Work required
Will you transcribe all the entries word for word, skipping the pictures they hold?

Provided records
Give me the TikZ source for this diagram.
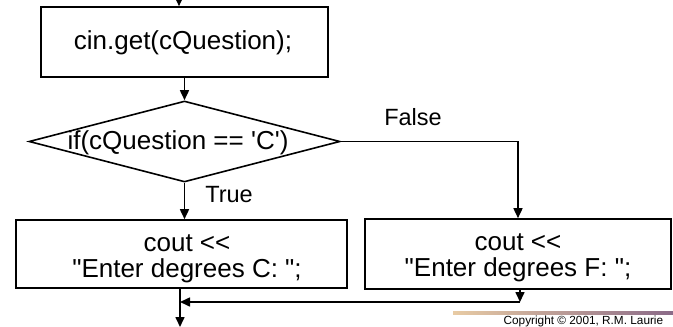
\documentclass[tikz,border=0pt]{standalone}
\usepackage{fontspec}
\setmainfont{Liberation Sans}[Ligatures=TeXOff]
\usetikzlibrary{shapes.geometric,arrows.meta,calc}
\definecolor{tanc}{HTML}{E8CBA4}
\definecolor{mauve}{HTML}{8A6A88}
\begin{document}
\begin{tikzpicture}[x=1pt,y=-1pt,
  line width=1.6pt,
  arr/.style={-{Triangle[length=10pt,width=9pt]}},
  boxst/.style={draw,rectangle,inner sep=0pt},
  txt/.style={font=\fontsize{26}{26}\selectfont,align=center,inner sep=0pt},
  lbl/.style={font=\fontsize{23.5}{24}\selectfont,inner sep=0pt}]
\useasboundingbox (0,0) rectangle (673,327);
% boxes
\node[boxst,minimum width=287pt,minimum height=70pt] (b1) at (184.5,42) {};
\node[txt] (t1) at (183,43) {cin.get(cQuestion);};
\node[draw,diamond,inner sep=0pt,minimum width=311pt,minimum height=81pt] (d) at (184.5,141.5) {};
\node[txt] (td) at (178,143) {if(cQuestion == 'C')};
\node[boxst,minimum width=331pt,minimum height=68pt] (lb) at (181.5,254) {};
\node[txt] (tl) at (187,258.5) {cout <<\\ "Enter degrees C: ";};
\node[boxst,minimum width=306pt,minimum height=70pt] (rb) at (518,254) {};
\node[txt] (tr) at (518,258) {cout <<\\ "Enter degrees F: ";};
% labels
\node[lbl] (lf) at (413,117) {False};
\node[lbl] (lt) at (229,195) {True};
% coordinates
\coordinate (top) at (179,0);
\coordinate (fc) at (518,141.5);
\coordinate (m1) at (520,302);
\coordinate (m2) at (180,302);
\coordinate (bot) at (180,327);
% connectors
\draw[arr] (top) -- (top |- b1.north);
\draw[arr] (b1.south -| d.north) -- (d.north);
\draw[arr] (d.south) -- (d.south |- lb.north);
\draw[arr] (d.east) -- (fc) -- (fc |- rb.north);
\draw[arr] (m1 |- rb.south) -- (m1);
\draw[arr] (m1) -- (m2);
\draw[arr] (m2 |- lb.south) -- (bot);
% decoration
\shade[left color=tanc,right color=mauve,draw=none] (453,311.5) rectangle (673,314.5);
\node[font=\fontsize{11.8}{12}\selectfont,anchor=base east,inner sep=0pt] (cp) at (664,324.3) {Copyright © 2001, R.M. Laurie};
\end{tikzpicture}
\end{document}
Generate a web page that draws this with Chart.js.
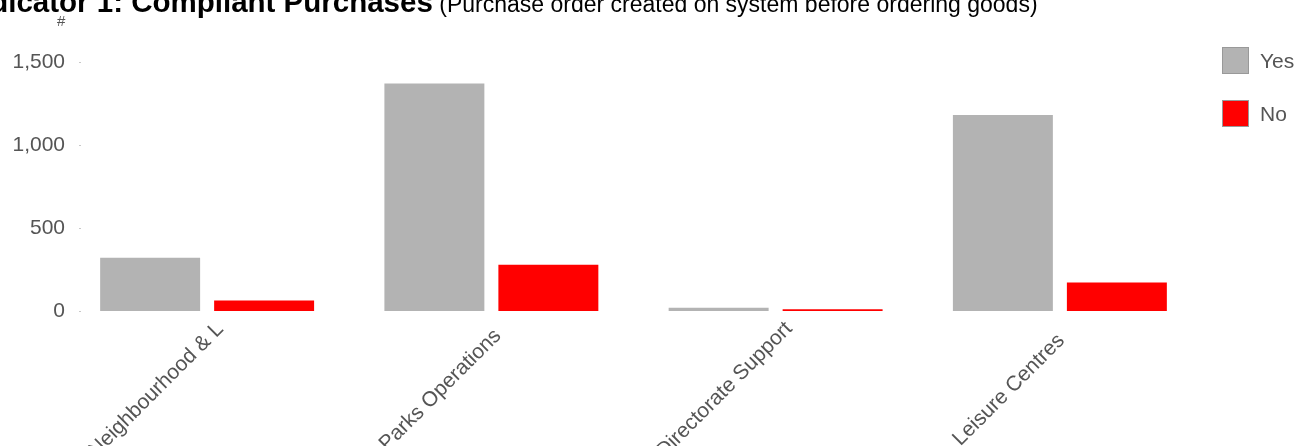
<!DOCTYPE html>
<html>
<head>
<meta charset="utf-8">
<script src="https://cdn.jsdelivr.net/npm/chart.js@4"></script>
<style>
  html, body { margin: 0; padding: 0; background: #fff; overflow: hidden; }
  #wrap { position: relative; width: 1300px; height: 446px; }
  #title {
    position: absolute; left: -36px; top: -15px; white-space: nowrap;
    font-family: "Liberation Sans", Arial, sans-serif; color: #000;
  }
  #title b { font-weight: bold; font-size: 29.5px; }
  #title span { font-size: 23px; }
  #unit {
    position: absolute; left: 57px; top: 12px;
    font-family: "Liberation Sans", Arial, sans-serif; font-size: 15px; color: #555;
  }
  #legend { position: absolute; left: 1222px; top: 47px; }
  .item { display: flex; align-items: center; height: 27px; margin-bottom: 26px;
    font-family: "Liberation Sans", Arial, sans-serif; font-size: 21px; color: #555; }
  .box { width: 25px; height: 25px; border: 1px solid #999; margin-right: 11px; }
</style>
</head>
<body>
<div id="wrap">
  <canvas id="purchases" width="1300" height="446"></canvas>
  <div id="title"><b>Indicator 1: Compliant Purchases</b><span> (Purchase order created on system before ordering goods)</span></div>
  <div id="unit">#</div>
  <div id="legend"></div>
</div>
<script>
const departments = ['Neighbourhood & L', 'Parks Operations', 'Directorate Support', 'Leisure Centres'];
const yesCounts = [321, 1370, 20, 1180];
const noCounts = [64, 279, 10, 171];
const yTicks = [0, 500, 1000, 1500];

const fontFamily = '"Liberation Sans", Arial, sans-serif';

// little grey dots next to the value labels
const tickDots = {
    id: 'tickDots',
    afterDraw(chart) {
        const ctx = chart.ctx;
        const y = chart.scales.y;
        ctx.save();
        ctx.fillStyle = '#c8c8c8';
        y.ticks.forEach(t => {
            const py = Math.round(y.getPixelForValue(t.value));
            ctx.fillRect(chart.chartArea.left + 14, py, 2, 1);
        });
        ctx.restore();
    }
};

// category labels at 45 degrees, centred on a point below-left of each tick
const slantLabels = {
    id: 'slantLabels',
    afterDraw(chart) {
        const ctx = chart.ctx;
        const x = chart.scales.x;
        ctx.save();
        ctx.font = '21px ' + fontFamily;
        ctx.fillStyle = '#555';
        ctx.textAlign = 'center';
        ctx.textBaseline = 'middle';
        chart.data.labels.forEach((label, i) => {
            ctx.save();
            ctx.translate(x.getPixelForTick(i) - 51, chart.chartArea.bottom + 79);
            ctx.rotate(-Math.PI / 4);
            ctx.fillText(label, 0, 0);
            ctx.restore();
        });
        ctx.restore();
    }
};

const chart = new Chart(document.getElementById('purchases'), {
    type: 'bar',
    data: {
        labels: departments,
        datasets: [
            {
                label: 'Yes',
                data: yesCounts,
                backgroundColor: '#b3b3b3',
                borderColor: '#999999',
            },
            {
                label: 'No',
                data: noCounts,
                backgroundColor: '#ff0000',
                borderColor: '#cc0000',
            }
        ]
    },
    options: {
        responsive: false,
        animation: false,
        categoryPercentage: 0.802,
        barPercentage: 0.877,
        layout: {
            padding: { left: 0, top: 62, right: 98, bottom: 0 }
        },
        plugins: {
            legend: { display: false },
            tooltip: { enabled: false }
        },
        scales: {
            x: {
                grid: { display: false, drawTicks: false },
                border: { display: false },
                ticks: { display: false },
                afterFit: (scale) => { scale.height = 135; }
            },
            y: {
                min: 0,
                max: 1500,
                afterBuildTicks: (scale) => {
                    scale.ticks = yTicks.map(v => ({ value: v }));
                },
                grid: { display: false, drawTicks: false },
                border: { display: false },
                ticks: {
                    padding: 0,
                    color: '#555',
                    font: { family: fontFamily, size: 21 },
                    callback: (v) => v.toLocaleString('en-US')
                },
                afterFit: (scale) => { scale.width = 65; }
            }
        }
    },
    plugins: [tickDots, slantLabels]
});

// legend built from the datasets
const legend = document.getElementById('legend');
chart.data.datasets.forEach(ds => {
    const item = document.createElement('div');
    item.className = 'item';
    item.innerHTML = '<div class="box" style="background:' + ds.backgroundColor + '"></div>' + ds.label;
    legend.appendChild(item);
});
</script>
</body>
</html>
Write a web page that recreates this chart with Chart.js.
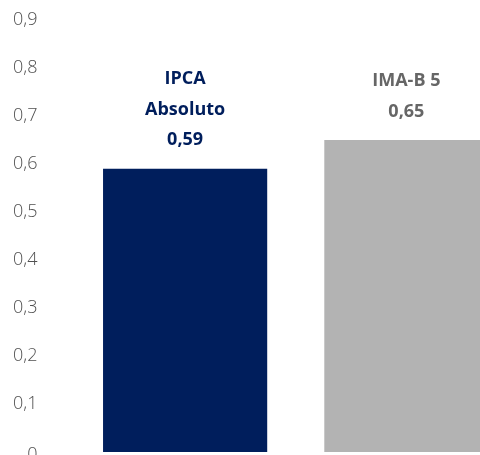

Exercise response
Give me the TikZ source for this diagram.
\documentclass[tikz,border=0pt]{standalone}
\usepackage{fontspec}
\setmainfont{Liberation Sans}[Ligatures=TeXOff]
\usetikzlibrary{shapes.geometric,arrows.meta,calc}
\definecolor{tanc}{HTML}{E8CBA4}
\definecolor{mauve}{HTML}{8A6A88}
\begin{document}
\begin{tikzpicture}[x=1pt,y=-1pt,
  line width=1.6pt,
  arr/.style={-{Triangle[length=10pt,width=9pt]}},
  boxst/.style={draw,rectangle,inner sep=0pt},
  txt/.style={font=\fontsize{26}{26}\selectfont,align=center,inner sep=0pt},
  lbl/.style={font=\fontsize{23.5}{24}\selectfont,inner sep=0pt}]
\useasboundingbox (0,0) rectangle (673,327);
% boxes
\node[boxst,minimum width=287pt,minimum height=70pt] (b1) at (184.5,42) {};
\node[txt] (t1) at (183,43) {cin.get(cQuestion);};
\node[draw,diamond,inner sep=0pt,minimum width=311pt,minimum height=81pt] (d) at (184.5,141.5) {};
\node[txt] (td) at (178,143) {if(cQuestion == 'C')};
\node[boxst,minimum width=331pt,minimum height=68pt] (lb) at (181.5,254) {};
\node[txt] (tl) at (187,258.5) {cout <<\\ "Enter degrees C: ";};
\node[boxst,minimum width=306pt,minimum height=70pt] (rb) at (518,254) {};
\node[txt] (tr) at (518,258) {cout <<\\ "Enter degrees F: ";};
% labels
\node[lbl] (lf) at (413,117) {False};
\node[lbl] (lt) at (229,195) {True};
% coordinates
\coordinate (top) at (179,0);
\coordinate (fc) at (518,141.5);
\coordinate (m1) at (520,302);
\coordinate (m2) at (180,302);
\coordinate (bot) at (180,327);
% connectors
\draw[arr] (top) -- (top |- b1.north);
\draw[arr] (b1.south -| d.north) -- (d.north);
\draw[arr] (d.south) -- (d.south |- lb.north);
\draw[arr] (d.east) -- (fc) -- (fc |- rb.north);
\draw[arr] (m1 |- rb.south) -- (m1);
\draw[arr] (m1) -- (m2);
\draw[arr] (m2 |- lb.south) -- (bot);
% decoration
\shade[left color=tanc,right color=mauve,draw=none] (453,311.5) rectangle (673,314.5);
\node[font=\fontsize{11.8}{12}\selectfont,anchor=base east,inner sep=0pt] (cp) at (664,324.3) {Copyright © 2001, R.M. Laurie};
\end{tikzpicture}
\end{document}
Generate a web page that draws this with Chart.js.
<!DOCTYPE html>
<html>
<head>
<meta charset="utf-8">
<script src="https://cdn.jsdelivr.net/npm/chart.js@4"></script>
<style>
  html, body { margin: 0; padding: 0; background: #fff; overflow: hidden; }
  #wrap { position: relative; width: 1300px; height: 446px; }
  #title {
    position: absolute; left: -36px; top: -15px; white-space: nowrap;
    font-family: "Liberation Sans", Arial, sans-serif; color: #000;
  }
  #title b { font-weight: bold; font-size: 29.5px; }
  #title span { font-size: 23px; }
  #unit {
    position: absolute; left: 57px; top: 12px;
    font-family: "Liberation Sans", Arial, sans-serif; font-size: 15px; color: #555;
  }
  #legend { position: absolute; left: 1222px; top: 47px; }
  .item { display: flex; align-items: center; height: 27px; margin-bottom: 26px;
    font-family: "Liberation Sans", Arial, sans-serif; font-size: 21px; color: #555; }
  .box { width: 25px; height: 25px; border: 1px solid #999; margin-right: 11px; }
</style>
</head>
<body>
<div id="wrap">
  <canvas id="purchases" width="1300" height="446"></canvas>
  <div id="title"><b>Indicator 1: Compliant Purchases</b><span> (Purchase order created on system before ordering goods)</span></div>
  <div id="unit">#</div>
  <div id="legend"></div>
</div>
<script>
const departments = ['Neighbourhood & L', 'Parks Operations', 'Directorate Support', 'Leisure Centres'];
const yesCounts = [321, 1370, 20, 1180];
const noCounts = [64, 279, 10, 171];
const yTicks = [0, 500, 1000, 1500];

const fontFamily = '"Liberation Sans", Arial, sans-serif';

// little grey dots next to the value labels
const tickDots = {
    id: 'tickDots',
    afterDraw(chart) {
        const ctx = chart.ctx;
        const y = chart.scales.y;
        ctx.save();
        ctx.fillStyle = '#c8c8c8';
        y.ticks.forEach(t => {
            const py = Math.round(y.getPixelForValue(t.value));
            ctx.fillRect(chart.chartArea.left + 14, py, 2, 1);
        });
        ctx.restore();
    }
};

// category labels at 45 degrees, centred on a point below-left of each tick
const slantLabels = {
    id: 'slantLabels',
    afterDraw(chart) {
        const ctx = chart.ctx;
        const x = chart.scales.x;
        ctx.save();
        ctx.font = '21px ' + fontFamily;
        ctx.fillStyle = '#555';
        ctx.textAlign = 'center';
        ctx.textBaseline = 'middle';
        chart.data.labels.forEach((label, i) => {
            ctx.save();
            ctx.translate(x.getPixelForTick(i) - 51, chart.chartArea.bottom + 79);
            ctx.rotate(-Math.PI / 4);
            ctx.fillText(label, 0, 0);
            ctx.restore();
        });
        ctx.restore();
    }
};

const chart = new Chart(document.getElementById('purchases'), {
    type: 'bar',
    data: {
        labels: departments,
        datasets: [
            {
                label: 'Yes',
                data: yesCounts,
                backgroundColor: '#b3b3b3',
                borderColor: '#999999',
            },
            {
                label: 'No',
                data: noCounts,
                backgroundColor: '#ff0000',
                borderColor: '#cc0000',
            }
        ]
    },
    options: {
        responsive: false,
        animation: false,
        categoryPercentage: 0.802,
        barPercentage: 0.877,
        layout: {
            padding: { left: 0, top: 62, right: 98, bottom: 0 }
        },
        plugins: {
            legend: { display: false },
            tooltip: { enabled: false }
        },
        scales: {
            x: {
                grid: { display: false, drawTicks: false },
                border: { display: false },
                ticks: { display: false },
                afterFit: (scale) => { scale.height = 135; }
            },
            y: {
                min: 0,
                max: 1500,
                afterBuildTicks: (scale) => {
                    scale.ticks = yTicks.map(v => ({ value: v }));
                },
                grid: { display: false, drawTicks: false },
                border: { display: false },
                ticks: {
                    padding: 0,
                    color: '#555',
                    font: { family: fontFamily, size: 21 },
                    callback: (v) => v.toLocaleString('en-US')
                },
                afterFit: (scale) => { scale.width = 65; }
            }
        }
    },
    plugins: [tickDots, slantLabels]
});

// legend built from the datasets
const legend = document.getElementById('legend');
chart.data.datasets.forEach(ds => {
    const item = document.createElement('div');
    item.className = 'item';
    item.innerHTML = '<div class="box" style="background:' + ds.backgroundColor + '"></div>' + ds.label;
    legend.appendChild(item);
});
</script>
</body>
</html>
Write a web page that recreates this chart with Chart.js.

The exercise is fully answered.